Se però da Sud ci si sposta verso Nord nel Vecchio Continente, le cose cambiano. Della crisi politica, che si riflette anche sul bilancio pubblico, della Francia si è detto e scritto molto. I rendimenti degli Oat francesi hanno ormai pareggiato quelli italiani. Anche i rendimenti della Germania non scendono più. Il governo Merz ha annunciato un piano di riarmo da 500 miliardi di euro e un piano di infrastrutturazione di pari valore. Nei prossimi anni Berlino sarà costretta a mettere sul mercato molti più Bund, e gli investitori iniziano a chiedere rendimenti più alti. Il miglioramento dei rendimenti nei Paesi periferici e l’aumento, leggero o moderato che sia, nei vecchi Paesi core dell’Europa, ha un effetto per adesso probabilmente non ancora pienamente valutato: i tassi di interesse dei Paesi della zona Euro si stanno “appiattendo”. Tolte Ungheria e Repubblica Ceca che sono fuori scala, la differenza di rendimento tra il titolo tedesco, considerato sicuro, e gli altri titoli emessi dai governi europei, è contenuta all’incirca in 0,8 punti percentuali. Negli ultimi due anni questa convergenza verso i “tassi uniti d’Europa” ha accelerato. Secondo alcuni report, come quello di S&P Global, potrebbe aver raggiunto il suo culmine, perché fare meglio potrebbe essere difficile. Si vedrà. Ma questa nuova condizione che si è creata grazie soprattutto al rigore dei Paesi del Sud Europa, potrebbe favorire la riapertura di una discussione tra le cancellerie europee e la Commissione sull’emissione degli Eurobond, vale a dire nuovo debito comune europeo dopo quello fatto per finanziare il Recovery plan. Un titolo di Stato europeo potrebbe affiancare o sostituire, il Bund nel ruolo di “safe asse”, di porto sicuro per gli investitori internazionali, permettendo di finanziare a costi minori alcune politiche europee, cominciando magari da quelle legate alla Difesa e alle transizioni ecologica e digitale.

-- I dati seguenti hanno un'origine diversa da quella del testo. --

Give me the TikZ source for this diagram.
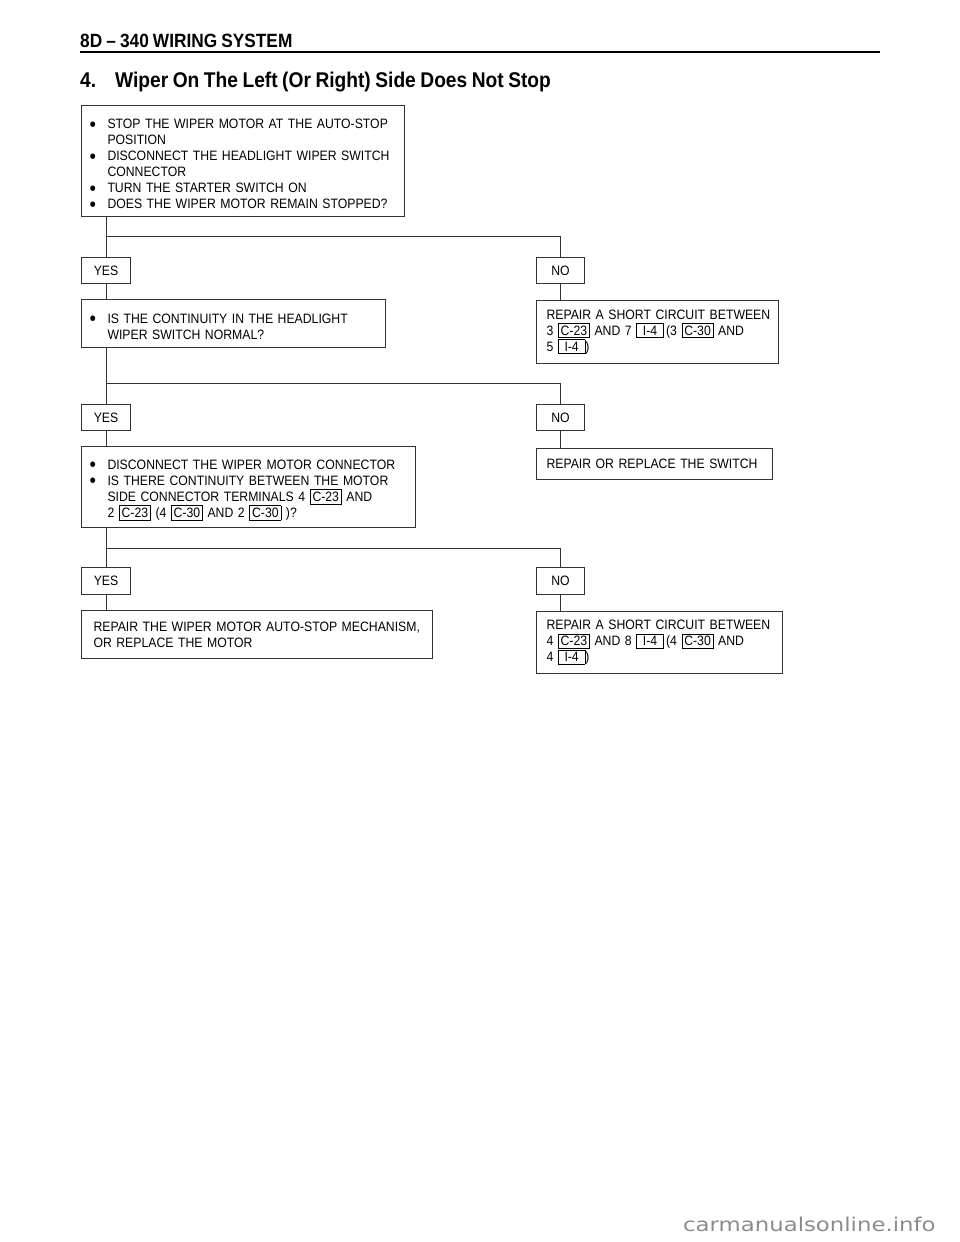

Una delle ragioni spesso utilizzate dai Paesi “frugali” per frenare il progetto del debito comune, è stata quella di non voler avvantaggiare i Paesi “spendaccioni” del Sud che, dietro il paravento delle emissioni comuni di debito, avrebbero potuto dare maggior fondo alle spese nazionali. Una sorta di liberi tutti. Gli ormai ex Pigs però, hanno dimostrato con i fatti di saper tenere sotto controllo i propri bilanci nazionali, conquistando prima la fiducia dei mercati finanziari e poi quella delle Agenzie di rating. Ora non manca che incassare anche la fiducia dei partner europei. Non solo.
GLI STRESS TEST
Di pari passo con la disciplina del bilancio pubblico, è andata avanti in parallelo la disciplina dei bilanci delle banche. Negli ultimi stress test condotti dall’Eba sugli istituti di credito europei, le banche italiane hanno registrato uno degli impatti patrimoniali più contenuti dell’intera Unione. Le banche europee nel complesso hanno superato gli stress test senza violare i requisiti patrimoniali minimi, ma le italiane sono risultate la componente più virtuosa, davanti a molti gruppi francesi, tedeschi, spagnoli e nordici. Il buono stato di salute degli istituti di credito potrebbe aiutare a superare un altro dei “postulati” che hanno frenato fino ad oggi i Passi avanti nell’unione bancaria, propedeutica al debito comune. Vale a dire l’affermazione per cui potrebbero essere i risparmiatori tedeschi a dover pagare i salvataggi bancari del Sud Europa. Un’affermazione ormai difficile da sostenere (ma anche in passato non è mai accaduto). L’Europa del debito insomma, è più vicina di quanto ci si possa immaginare.